Dans « Como polvo en el viento » (2020), le romancier cubain Leonardo Padura raconte l’histoire d’un groupe d’amis nés au moment de la révolution cubaine, depuis la célébration de leurs trente ans en 1990 jusqu’en 2016. Le roman a été traduit en français en 2021 par René Solis et publié aux Éditions Métailié.
Le titre du livre est extrait d’une chanson de Kansas de 1977, « Dust in the wind » : nous ne sommes que poussières dans le vent. Un groupe d’étudiants de La Havane reste lié bien après la fin de leurs études. Mais quand ils célèbrent l’anniversaire de Clara, le 21 janvier 1990, ils ne se doutent pas que c’est la dernière fois que leur « Clan » se retrouve tout entier.
Quelques jours plus tard, l’un d’entre eux, Walter, est trouvé écrasé sur le trottoir d’un immeuble de 16 étages. Suicide ? Meurtre ? Elisa, que l’on sait enceinte d’un autre homme que son mari, disparaît sans laisser de trace. Assassinat ? Fuite à l’étranger ?
Le groupe d’amis est pris dans le grand vent de l’histoire. En 1990, la disparition de l’Union Soviétique, qui maintenait le régime cubain sous perfusion, entraîne la « période spéciale », marquée par la misère et le désespoir. « Tout manquait et la seule chose qui existait en abondance était le temps. Un temps atroce, doté d’une étrange capacité de dilatation comme reflet de sa relativité : le délai entre un repas et un autre s’ouvrait comme un désert tendu et immense duquel parfois on ne savait pas si on pourrait sortir ; les vagues de coupures de courant se convertirent en périodes exaspérantes, interminables (…) Un temps vide ou erratique, déformé, comme s’il traversait une horloge molle de Dali. »
Au plus fort de la crise, le salaire mensuel d’une chercheuse, 3 dollars, équivaut au prix de deux poulets achetés au marché noir. À la peur corrosive de l’avenir, devenu brumeux et impénétrable, s’ajoute celle de la surveillance permanente par des délateurs qui peuvent être des proches. Il faut aussi compter sur la perte des valeurs : « Tous ceux qui le pouvaient, volaient. Ceux qui avaient de l’argent, achetaient. Quant à ceux qui ne pouvaient pas voler ni avoir de l’argent, ils étaient foutus. »
La plupart des membres du Clan émigrent, aux États-Unis, en Argentine, en Espagne. Seuls restent à La Havane Clara et ses fils Ramsés et Marcos, jusqu’à ce que ceux-ci, devenus adultes, émigrent eux aussi pour la France et les États-Unis. Clara est l’héroïne du roman. Face à l’adversité, elle se transforme en combattante « capable de pratiquer tous les arts de la survie qui se trouvaient à sa portée ». Fièrement, elle pourra se targuer d’avoir garanti à ses fils, « même dans les jours les plus obscurs, un plat de nourriture, un toit, une paire de chaussures, protection et amour. » Elle trouve dans Bernardo, le mari délaissé d’Elisa, enfin libéré de l’addiction alcoolique, un miraculeux compagnon.

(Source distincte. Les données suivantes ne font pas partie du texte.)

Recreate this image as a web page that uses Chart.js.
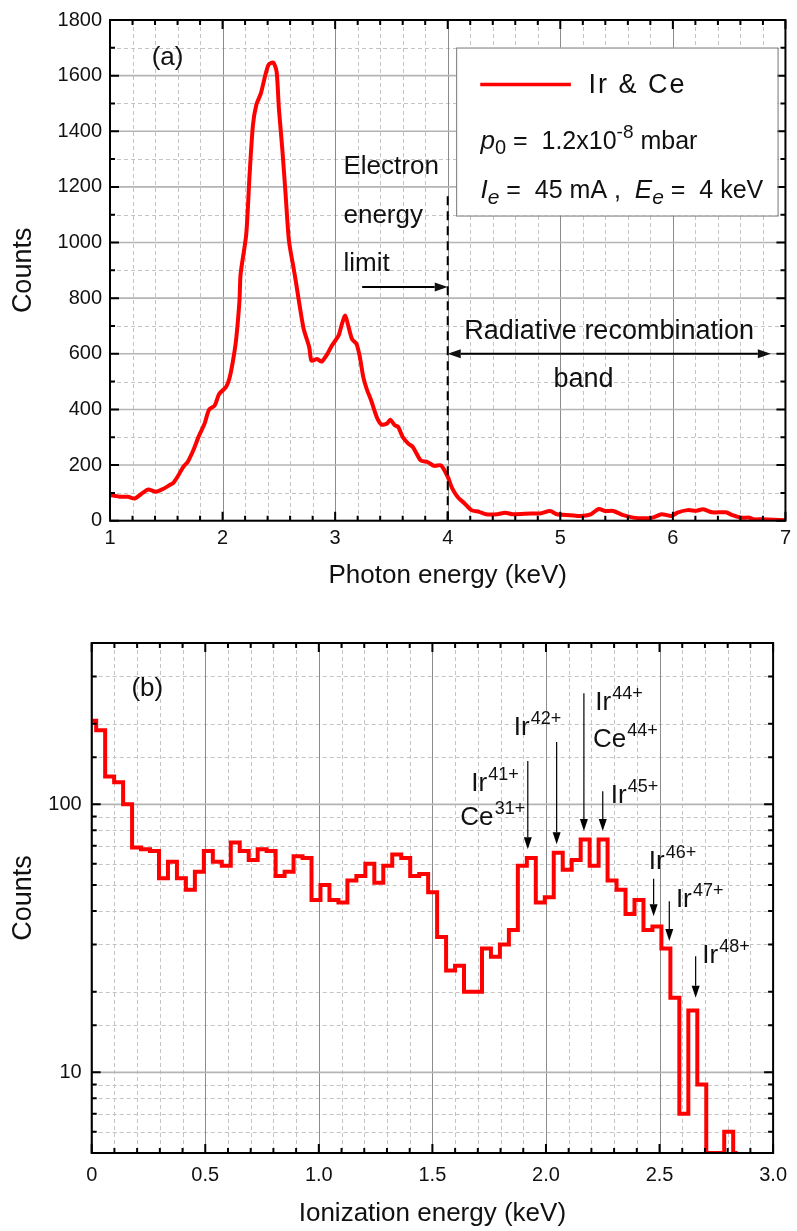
<!DOCTYPE html>
<html>
<head>
<meta charset="utf-8">
<script src="https://cdn.jsdelivr.net/npm/chart.js@4.4.1/dist/chart.umd.min.js"></script>
<style>
  html, body { margin: 0; padding: 0; background: #fff; }
  #wrap { position: relative; width: 797px; height: 1231px; }
  canvas { position: absolute; left: 0; }
  #chartA { top: 0; }
  #chartB { top: 595px; }
</style>
</head>
<body>
<div id="wrap">
  <canvas id="chartA" width="797" height="595"></canvas>
  <canvas id="chartB" width="797" height="636"></canvas>
</div>
<script>
// (a) X-ray spectrum, Ir & Ce
const photonEnergy = [1.00, 1.04, 1.09, 1.16, 1.22, 1.29, 1.34, 1.41, 1.48, 1.53, 1.56, 1.60, 1.65, 1.69, 1.74,
  1.79, 1.84, 1.88, 1.93, 1.97, 2.03, 2.06, 2.09, 2.12, 2.15, 2.16, 2.21, 2.24, 2.27, 2.30, 2.34, 2.38, 2.41,
  2.45, 2.48, 2.50, 2.53, 2.56, 2.59, 2.63, 2.65, 2.68, 2.72, 2.77, 2.79, 2.84, 2.88, 2.93, 2.97, 3.03, 3.06,
  3.09, 3.12, 3.15, 3.19, 3.22, 3.25, 3.28, 3.32, 3.37, 3.41, 3.46, 3.49, 3.53, 3.56, 3.60, 3.65, 3.69, 3.76,
  3.82, 3.88, 3.94, 4.00, 4.04, 4.09, 4.15, 4.21, 4.28, 4.34, 4.44, 4.51, 4.58, 4.74, 4.82, 4.91, 4.97, 5.09,
  5.18, 5.27, 5.34, 5.40, 5.47, 5.56, 5.65, 5.74, 5.82, 5.90, 5.99, 6.04, 6.13, 6.21, 6.27, 6.35, 6.47, 6.53,
  6.60, 6.68, 6.72, 6.79, 7.00];
const photonCounts = [92, 90, 86, 86, 80, 100, 112, 104, 116, 128, 135, 158, 193, 211, 253,
  305, 349, 399, 414, 456, 480, 510, 569, 650, 790, 886, 1029, 1244, 1423, 1495, 1536, 1602, 1640,
  1647, 1614, 1483, 1339, 1172, 1005, 910, 862, 785, 690, 623, 575, 581, 572, 599, 629, 665, 707,
  737, 695, 653, 635, 587, 516, 474, 432, 372, 346, 349, 363, 343, 337, 301, 277, 265, 217,
  211, 197, 199, 158, 116, 84, 62, 38, 32, 23, 23, 29, 23, 26, 26, 35, 23, 20,
  17, 23, 42, 35, 35, 20, 11, 9, 11, 23, 17, 29, 38, 36, 41, 30, 30, 20,
  11, 11, 5, 5, 2];

// (b) ionization energy histogram, bins start at 0 keV
const binWidth = 0.0395;
const ionCounts = [205, 189, 127, 121, 100, 69, 68, 67, 53, 61, 53, 48, 56, 67, 61, 59, 72, 67, 62, 68,
  67, 54, 56, 64, 63, 44, 50, 44, 43, 52, 54, 60, 51, 59, 65, 63, 54, 55, 47, 32,
  24, 25, 20, 20, 29, 27, 30, 34, 59, 63, 43, 45, 66, 57, 62, 74, 59, 74, 52, 48,
  39, 44, 34, 35, 29, 19, 7, 17, 9, 5, 5, 6, 5];

// ion labels: [name, charge, label x, label y, arrow x, arrow top, arrow tip]
const ionLabels = [
  ['Ir', '41+', 1.671, 112, 1.920, 145, 68],
  ['Ce', '31+', 1.623, 84, null],
  ['Ir', '42+', 1.858, 181, 2.047, 171, 71],
  ['Ir', '44+', 2.217, 224, 2.167, 260, 79.5],
  ['Ce', '44+', 2.207, 164, null],
  ['Ir', '45+', 2.285, 101.5, 2.250, 112, 79.5],
  ['Ir', '46+', 2.453, 57.2, 2.474, 52.8, 38.2],
  ['Ir', '47+', 2.572, 41.5, 2.543, 43.5, 30.9],
  ['Ir', '48+', 2.688, 25.5, 2.659, 27.1, 19.0]
];

const FAMILY = '"Liberation Sans", Arial, sans-serif';
const INK = '#111';

function near(v, step) {
  return Math.abs(v / step - Math.round(v / step)) < 1e-6;
}

// grid, frame and inward ticks on all four sides
const frameGrid = {
  id: 'frameGrid',
  beforeDatasetsDraw(chart) {
    const {ctx, chartArea: a, scales: {x, y}} = chart;
    const o = chart.options.plugins.frameGrid;
    ctx.save();
    ctx.lineWidth = 1;
    ctx.strokeStyle = '#c4c4c4';
    ctx.setLineDash([4, 3]);
    x.ticks.forEach(t => {
      if (near(t.value, o.xMajor)) return;
      const px = Math.round(x.getPixelForValue(t.value)) + 0.5;
      ctx.beginPath(); ctx.moveTo(px, a.top); ctx.lineTo(px, a.bottom); ctx.stroke();
    });
    y.ticks.forEach(t => {
      if (isMajorY(t.value, o)) return;
      const py = Math.round(y.getPixelForValue(t.value)) + 0.5;
      ctx.beginPath(); ctx.moveTo(a.left, py); ctx.lineTo(a.right, py); ctx.stroke();
    });
    ctx.setLineDash([]);
    ctx.strokeStyle = '#8c8c8c';
    x.ticks.forEach(t => {
      if (!near(t.value, o.xMajor)) return;
      const px = Math.round(x.getPixelForValue(t.value)) + 0.5;
      ctx.beginPath(); ctx.moveTo(px, a.top); ctx.lineTo(px, a.bottom); ctx.stroke();
    });
    ctx.strokeStyle = '#b4b4b4';
    ctx.lineWidth = 1.6;
    y.ticks.forEach(t => {
      if (!isMajorY(t.value, o)) return;
      const py = y.getPixelForValue(t.value);
      ctx.beginPath(); ctx.moveTo(a.left, py); ctx.lineTo(a.right, py); ctx.stroke();
    });
    ctx.restore();
  },
  afterDatasetsDraw(chart) {
    const {ctx, chartArea: a, scales: {x, y}} = chart;
    const o = chart.options.plugins.frameGrid;
    ctx.save();
    ctx.strokeStyle = '#000';
    ctx.lineWidth = 2;
    x.ticks.forEach(t => {
      const px = x.getPixelForValue(t.value);
      const len = near(t.value, o.xMajor) ? 9 : 5;
      ctx.beginPath();
      ctx.moveTo(px, a.bottom); ctx.lineTo(px, a.bottom - len);
      ctx.moveTo(px, a.top); ctx.lineTo(px, a.top + len);
      ctx.stroke();
    });
    y.ticks.forEach(t => {
      const py = y.getPixelForValue(t.value);
      const len = isMajorY(t.value, o) ? 9 : 5;
      ctx.beginPath();
      ctx.moveTo(a.left, py); ctx.lineTo(a.left + len, py);
      ctx.moveTo(a.right, py); ctx.lineTo(a.right - len, py);
      ctx.stroke();
    });
    ctx.strokeRect(a.left, a.top, a.right - a.left, a.bottom - a.top);
    ctx.restore();
  }
};

function isMajorY(v, o) {
  if (o.yLog) return near(Math.log10(v), 1);
  return near(v, o.yMajor);
}

function arrow(ctx, x1, y1, x2, y2, head, half) {
  const ang = Math.atan2(y2 - y1, x2 - x1);
  const c = Math.cos(ang), s = Math.sin(ang);
  ctx.beginPath();
  ctx.moveTo(x1, y1);
  ctx.lineTo(x2 - head * c, y2 - head * s);
  ctx.stroke();
  ctx.beginPath();
  ctx.moveTo(x2, y2);
  ctx.lineTo(x2 - head * c + half * s, y2 - head * s - half * c);
  ctx.lineTo(x2 - head * c - half * s, y2 - head * s + half * c);
  ctx.closePath();
  ctx.fill();
}

function rich(ctx, x, y, parts) {
  let cx = x;
  parts.forEach(p => {
    ctx.font = (p.it ? 'italic ' : '') + p.size + 'px ' + FAMILY;
    ctx.fillText(p.t, cx, y + (p.dy || 0));
    cx += ctx.measureText(p.t).width;
  });
}

const notesA = {
  id: 'notesA',
  afterDatasetsDraw(chart) {
    const {ctx, scales: {x, y}} = chart;
    const X = v => x.getPixelForValue(v), Y = v => y.getPixelForValue(v);
    ctx.save();
    ctx.fillStyle = INK;
    ctx.strokeStyle = '#000';
    ctx.textBaseline = 'alphabetic';
    ctx.font = '26px ' + FAMILY;
    ctx.fillText('(a)', X(1.37), Y(1639));

    ctx.fillText('Electron', X(3.074), Y(1245));
    ctx.fillText('energy', X(3.074), Y(1070));
    ctx.fillText('limit', X(3.074), Y(897));
    ctx.lineWidth = 2;
    arrow(ctx, X(3.24), Y(840), X(4.0), Y(840), 13, 4.5);

    ctx.setLineDash([9, 6]);
    ctx.beginPath(); ctx.moveTo(X(4.0), Y(1166)); ctx.lineTo(X(4.0), Y(0)); ctx.stroke();
    ctx.setLineDash([]);

    ctx.textAlign = 'center';
    ctx.font = '27px ' + FAMILY;
    ctx.fillText('Radiative recombination', X(5.434), Y(653));
    ctx.fillText('band', X(5.206), Y(482));
    arrow(ctx, X(5.0), Y(600), X(6.87), Y(600), 13, 4.5);
    arrow(ctx, X(5.0), Y(600), X(4.0), Y(600), 13, 4.5);

    // legend box
    const bx = X(4.075), by = Y(1701), bw = X(6.93) - bx, bh = Y(1097) - by;
    ctx.fillStyle = '#fff';
    ctx.fillRect(bx, by, bw, bh);
    ctx.lineWidth = 1;
    ctx.strokeStyle = '#777';
    ctx.strokeRect(bx + 0.5, by + 0.5, bw, bh);
    ctx.strokeStyle = '#ff0000';
    ctx.lineWidth = 3.5;
    ctx.beginPath(); ctx.moveTo(X(4.289), Y(1568)); ctx.lineTo(X(5.094), Y(1568)); ctx.stroke();
    ctx.fillStyle = INK;
    ctx.textAlign = 'left';
    ctx.font = '27px ' + FAMILY;
    ctx.letterSpacing = '2px';
    ctx.fillText('Ir & Ce', X(5.25), Y(1536));
    ctx.letterSpacing = '0px';
    rich(ctx, X(4.291), Y(1338), [
      {t: 'p', size: 26, it: true}, {t: '0', size: 20, dy: 5},
      {t: ' =  1.2x10', size: 25}, {t: '-8', size: 19, dy: -11}, {t: ' mbar', size: 25}
    ]);
    rich(ctx, X(4.291), Y(1159), [
      {t: 'I', size: 26, it: true}, {t: 'e', size: 21, it: true, dy: 6},
      {t: ' =  45 mA ,  ', size: 25},
      {t: 'E', size: 26, it: true}, {t: 'e', size: 21, it: true, dy: 6},
      {t: ' =  4 keV', size: 25}
    ]);
    ctx.restore();
  }
};

const notesB = {
  id: 'notesB',
  afterDatasetsDraw(chart) {
    const {ctx, scales: {x, y}} = chart;
    const X = v => x.getPixelForValue(v), Y = v => y.getPixelForValue(v);
    ctx.save();
    ctx.fillStyle = INK;
    ctx.strokeStyle = '#000';
    ctx.textBaseline = 'alphabetic';
    ctx.font = '26px ' + FAMILY;
    ctx.fillText('(b)', X(0.175), Y(254));
    ctx.lineWidth = 1.2;
    ionLabels.forEach(([name, q, lx, ly, ax, atop, atip]) => {
      rich(ctx, X(lx), Y(ly), [{t: name, size: 26}, {t: ' ', size: 4}, {t: q, size: 18, dy: -11}]);
      if (ax !== null) {
        ctx.fillStyle = '#000';
        arrow(ctx, X(ax), Y(atop), X(ax), Y(atip), 12, 4);
        ctx.fillStyle = INK;
      }
    });
    ctx.restore();
  }
};

const tickFont = {family: FAMILY, size: 20};
const titleFont = {family: FAMILY, size: 26};

new Chart(document.getElementById('chartA'), {
  type: 'line',
  data: {
    datasets: [{
      label: 'Ir & Ce',
      data: photonEnergy.map((e, i) => ({x: e, y: photonCounts[i]})),
      borderColor: '#ff0000',
      borderWidth: 4,
      pointRadius: 0,
      tension: 0.25,
      borderJoinStyle: 'round',
      fill: false
    }]
  },
  options: {
    responsive: false,
    animation: false,
    layout: {padding: {top: 18, right: 7, left: 0, bottom: 0}},
    plugins: {
      legend: {display: false},
      tooltip: {enabled: false},
      frameGrid: {xMajor: 1, yMajor: 200}
    },
    scales: {
      x: {
        type: 'linear', min: 1, max: 7,
        grid: {display: false, drawTicks: false},
        border: {display: false},
        ticks: {
          stepSize: 0.2, autoSkip: false, maxRotation: 0, padding: 6,
          color: INK, font: tickFont,
          callback: v => near(v, 1) ? String(Math.round(v)) : ''
        },
        title: {display: true, text: 'Photon energy (keV)', color: INK, font: titleFont, padding: {top: 0, bottom: 4}},
        afterFit: s => { s.height = 74.3; }
      },
      y: {
        type: 'linear', min: 0, max: 1800,
        grid: {display: false, drawTicks: false},
        border: {display: false},
        ticks: {
          stepSize: 100, autoSkip: false, padding: 8,
          color: INK, font: tickFont,
          callback: v => near(v, 200) ? String(Math.round(v)) : ''
        },
        title: {display: true, text: 'Counts', color: INK, font: {family: FAMILY, size: 27}, padding: {top: 7, bottom: 0}},
        afterFit: s => { s.width = 110; }
      }
    }
  },
  plugins: [frameGrid, notesA]
});

new Chart(document.getElementById('chartB'), {
  type: 'line',
  data: {
    datasets: [{
      label: 'Ionization energy',
      data: ionCounts.map((c, i) => ({x: i * binWidth, y: c})),
      borderColor: '#ff0000',
      borderWidth: 4,
      pointRadius: 0,
      stepped: 'middle',
      fill: false
    }]
  },
  options: {
    responsive: false,
    animation: false,
    layout: {padding: {top: 48, right: 15.3, left: 0, bottom: 0}},
    plugins: {
      legend: {display: false},
      tooltip: {enabled: false},
      frameGrid: {xMajor: 0.5, yLog: true}
    },
    scales: {
      x: {
        type: 'linear', min: 0, max: 3,
        grid: {display: false, drawTicks: false},
        border: {display: false},
        ticks: {
          stepSize: 0.1, autoSkip: false, maxRotation: 0, padding: 10,
          color: INK, font: tickFont,
          callback: v => near(v, 0.5) ? (Math.abs(v) < 1e-6 ? '0' : v.toFixed(1)) : ''
        },
        title: {display: true, text: 'Ionization energy (keV)', color: INK, font: titleFont, padding: {top: 0, bottom: 2}},
        afterFit: s => { s.height = 78; }
      },
      y: {
        type: 'logarithmic', min: 5, max: 400,
        grid: {display: false, drawTicks: false},
        border: {display: false},
        ticks: {
          autoSkip: false, padding: 10,
          color: INK, font: tickFont,
          callback: v => (v === 10 || v === 100) ? String(v) : ''
        },
        title: {display: true, text: 'Counts', color: INK, font: {family: FAMILY, size: 27}, padding: {top: 7, bottom: 0}},
        afterFit: s => { s.width = 91.7; }
      }
    }
  },
  plugins: [frameGrid, notesB]
});
</script>
</body>
</html>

Tous les personnages du livre ont une épaisseur humaine. Le livre s’intéresse à chacun d’eux en détail, faisant progresser l’intrigue millimètre par millimètre tout au long de ses 700 pages. Dario, l’enfant misérable battu par sa mère, est vacciné contre la douleur physique et se promet d’être toujours le meilleur, jusqu’à devenir un neurochirurgien riche et respecté à Barcelone. Elisa prend l’identité d’une Loreta et s’efforce de couper tout lien avec Cuba… et sa fille Adela se demande « pourquoi sa mère semblait-elle venir d’une planète différente, brumeuse et sans contours définis. ».
Adela vit une histoire d’amour avec Marcos, fils de Clara, à Hialeah, un faubourg de Miami où l’on mange de la nourriture cubaine, dans les cafés duquel on boit du café cubain. Leonardo Padura observe qu’à Hialeah, les émigrés portent avec eux leur mode de vie « comme l’escargot qui traîne sa demeure. »
Le roman est riche d’observations sur la réalité vécue par les émigrés, qui restent des déracinés. Irving, l’un des membres du Clan, est émigré à Madrid. Il a l’habitude de se rendre au Parc du Retiro, près de la statue des anges déchus. Il éprouvait « une sensation d’éloignement entre son corps satisfait (à Chueca, à Madrid) et son âme à la dérive (dans le purgatoire infini des anges déchus). »
Leonardo Padura a contribué au scénario de « Retour à Ithaque », film de Laurent Cantet (2014), sur un thème voisin de « Poussière dans le vent » : le difficile retour au pays d’exilés.